Without the pictures, output the lines of the material from the very first through the one that holds "at (831, 302.5)".

☆ ☆ ☆

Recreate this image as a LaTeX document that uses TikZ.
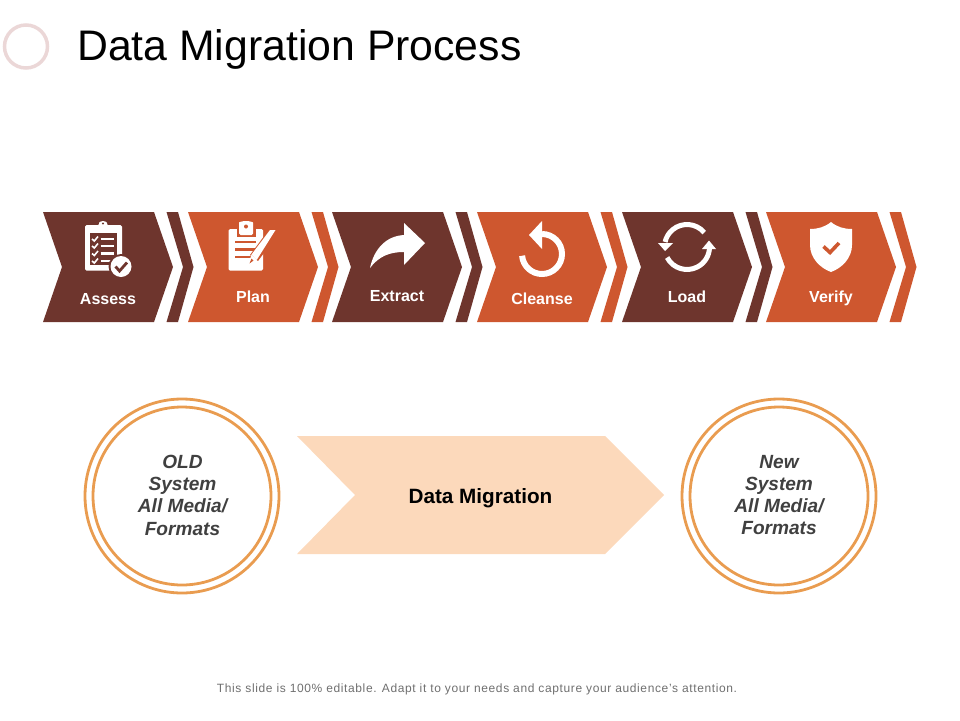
\documentclass[tikz,border=0pt]{standalone}
\usepackage{fontspec}
\setmainfont{Liberation Sans}
\usetikzlibrary{positioning}
\definecolor{brownfill}{HTML}{6E352D}
\definecolor{orangefill}{HTML}{CE572F}
\definecolor{peachfill}{HTML}{FCD9BB}
\definecolor{ringline}{HTML}{E99C50}
\definecolor{markring}{HTML}{EBD7D7}
\definecolor{footgray}{HTML}{6F6F6F}
\definecolor{circletext}{HTML}{404040}

\begin{document}
\begin{tikzpicture}[x=1pt, y=-1pt,
    steplabel/.style={anchor=base, text=white, font=\fontsize{16}{18}\selectfont\bfseries, inner sep=0pt},
    circlelabel/.style={align=center, font=\fontsize{19.1}{22.3}\selectfont\bfseries\itshape, text=circletext, inner sep=0pt},
    icon/.style={fill=white, draw=none},
    iconline/.style={draw=white, line width=#1, fill=none}]
  \useasboundingbox (0, 0) rectangle (960, 720);

  \draw[markring, line width=3.5pt] (26, 46.5) circle (21.5);
  \node[anchor=base west, inner sep=0pt, font=\fontsize{42.75}{44}\selectfont] (title) at (77, 60.5) {Data Migration Process};

  \foreach \x/\col in {43/brownfill, 188/orangefill, 332/brownfill, 477/orangefill, 622/brownfill, 766/orangefill} {
    \fill[\col] (\x, 212) -- (\x+111, 212) -- (\x+130, 267) -- (\x+111, 322) -- (\x, 322) -- (\x+19, 267) -- cycle;
    \fill[\col] (\x+123.5, 212) -- (\x+135, 212) -- (\x+150.5, 267) -- (\x+135, 322) -- (\x+123.5, 322) -- (\x+140, 267) -- cycle;
  }

  \node[steplabel] (assess) at (108, 304.5) {Assess};
  \node[steplabel] (plan) at (253, 302.5) {Plan};
  \node[steplabel] (extract) at (397, 301.5) {Extract};
  \node[steplabel] (cleanse) at (542, 304.5) {Cleanse};
  \node[steplabel] (load) at (687, 302.5) {Load};
  \node[steplabel] (verify) at (831, 302.5) {Verify};

  % assess
  \fill[icon, rounded corners=1.5pt] (85, 225) rectangle (122, 270.5);
  \fill[brownfill] (89.5, 233) rectangle (117, 265);
  \fill[icon, rounded corners=1pt] (96, 231) -- (96, 225) -- (99, 225) -- (99, 224) arc (180:360:4 and 3) -- (107, 225) -- (110, 225) -- (110, 231) -- cycle;
  \fill[brownfill] (103, 223.5) circle (1.2);
  \foreach \y in {239, 246, 253.5, 261} {
    \draw[white, line width=1.6pt] (92, \y) -- (94.3, \y+2) -- (98, \y-2.5);
    \draw[white, line width=2.2pt] (100.5, \y) -- (114, \y);
  }
  \fill[brownfill] (121, 266.5) circle (12.5);
  \fill[icon] (121, 266.5) circle (10.5);
  \draw[brownfill, line width=2.8pt] (115.5, 266.5) -- (119.5, 271) -- (127, 262.5);

  % plan
  \fill[icon, rounded corners=1.5pt] (228.5, 229) rectangle (263, 270.5);
  \fill[orangefill] (236.5, 229) rectangle (255.5, 237);
  \fill[icon, rounded corners=1.5pt] (239, 235) -- (239, 224) arc (180:360:7 and 3) -- (253, 235) -- cycle;
  \fill[orangefill] (246, 226.5) circle (2);
  \draw[orangefill, line width=2.6pt] (235, 242) -- (256, 242);
  \draw[orangefill, line width=2.6pt] (235, 249.5) -- (256, 249.5);
  \draw[orangefill, line width=2.6pt] (235, 257) -- (252, 257);
  \draw[orangefill, line width=10pt] (273, 232.5) -- (254, 258);
  \fill[icon] (275.5, 230) -- (270, 230) -- (251.5, 254.5) -- (257, 259.5) -- cycle;
  \fill[icon] (251.5, 254.5) -- (257, 259.5) -- (248, 265.5) -- cycle;
  \fill[orangefill] (251.5, 258.5) -- (253.5, 260.5) -- (249.5, 263.5) -- cycle;

  % extract
  \fill[icon] (425, 243) -- (404, 223) -- (404, 235) .. controls (386, 236) and (374, 249) .. (370, 268) .. controls (379, 256) and (390, 252) .. (404, 252) -- (404, 265) -- cycle;

  % cleanse
  \draw[iconline=6pt] (542, 234) arc (-90:175:20);
  \fill[icon] (529, 235) -- (542, 221) -- (542, 249) -- cycle;

  % load
  \draw[iconline=5pt] (687, 247) ++(-40:22.5) arc (-40:-167:22.5);
  \draw[iconline=5pt] (687, 247) ++(152:22.5) arc (152:2:22.5);
  \fill[icon] (658, 243) -- (673, 243) -- (665, 251) -- cycle;
  \fill[icon] (702, 249) -- (716, 249) -- (709, 240.5) -- cycle;

  % verify
  \fill[icon] (831, 222) .. controls (825, 227) and (818, 229) .. (810, 229) -- (810, 245) .. controls (810, 258) and (820, 268) .. (831, 272) .. controls (842, 268) and (852, 258) .. (852, 245) -- (852, 229) .. controls (844, 229) and (837, 227) .. (831, 222) -- cycle;
  \draw[orangefill, line width=3.6pt] (823.5, 246.5) -- (830, 252.5) -- (839, 243);

  \draw[ringline, line width=2.8pt] (182, 496) circle (97);
  \draw[ringline, line width=2.8pt] (182, 496) circle (89);
  \draw[ringline, line width=2.8pt] (779, 496) circle (97);
  \draw[ringline, line width=2.8pt] (779, 496) circle (89);

  \fill[peachfill] (297, 436) -- (605, 436) -- (664, 495) -- (605, 554) -- (297, 554) -- (355, 495) -- cycle;

  \node[circlelabel] (oldsystem) at (182.5, 495) {OLD\\System\\All Media/\\Formats};
  \node[circlelabel] (newsystem) at (779, 495) {New\\System\\All Media/\\Formats};
  \node[anchor=base, inner sep=0pt, font=\fontsize{20.7}{22}\selectfont\bfseries] (migration) at (480.5, 503) {Data Migration};

  \node[anchor=base, inner sep=0pt, text=footgray, font=\fontsize{12}{14}\selectfont\addfontfeature{LetterSpace=5.2}] (footer) at (477, 692) {This slide is 100\% editable. Adapt it to your needs and capture your audience's attention.};
\end{tikzpicture}
\end{document}
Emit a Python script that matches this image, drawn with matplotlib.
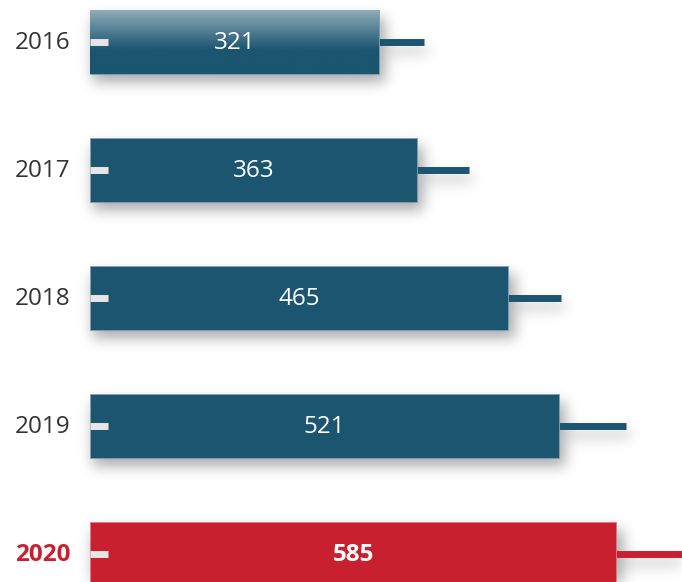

☆ ☆ ☆

Answer to the problem
Recreate this image as a LaTeX document that uses TikZ.
\documentclass[tikz,border=0pt]{standalone}
\usepackage{fontspec}
\setmainfont{Liberation Sans}
\usetikzlibrary{positioning}
\definecolor{brownfill}{HTML}{6E352D}
\definecolor{orangefill}{HTML}{CE572F}
\definecolor{peachfill}{HTML}{FCD9BB}
\definecolor{ringline}{HTML}{E99C50}
\definecolor{markring}{HTML}{EBD7D7}
\definecolor{footgray}{HTML}{6F6F6F}
\definecolor{circletext}{HTML}{404040}

\begin{document}
\begin{tikzpicture}[x=1pt, y=-1pt,
    steplabel/.style={anchor=base, text=white, font=\fontsize{16}{18}\selectfont\bfseries, inner sep=0pt},
    circlelabel/.style={align=center, font=\fontsize{19.1}{22.3}\selectfont\bfseries\itshape, text=circletext, inner sep=0pt},
    icon/.style={fill=white, draw=none},
    iconline/.style={draw=white, line width=#1, fill=none}]
  \useasboundingbox (0, 0) rectangle (960, 720);

  \draw[markring, line width=3.5pt] (26, 46.5) circle (21.5);
  \node[anchor=base west, inner sep=0pt, font=\fontsize{42.75}{44}\selectfont] (title) at (77, 60.5) {Data Migration Process};

  \foreach \x/\col in {43/brownfill, 188/orangefill, 332/brownfill, 477/orangefill, 622/brownfill, 766/orangefill} {
    \fill[\col] (\x, 212) -- (\x+111, 212) -- (\x+130, 267) -- (\x+111, 322) -- (\x, 322) -- (\x+19, 267) -- cycle;
    \fill[\col] (\x+123.5, 212) -- (\x+135, 212) -- (\x+150.5, 267) -- (\x+135, 322) -- (\x+123.5, 322) -- (\x+140, 267) -- cycle;
  }

  \node[steplabel] (assess) at (108, 304.5) {Assess};
  \node[steplabel] (plan) at (253, 302.5) {Plan};
  \node[steplabel] (extract) at (397, 301.5) {Extract};
  \node[steplabel] (cleanse) at (542, 304.5) {Cleanse};
  \node[steplabel] (load) at (687, 302.5) {Load};
  \node[steplabel] (verify) at (831, 302.5) {Verify};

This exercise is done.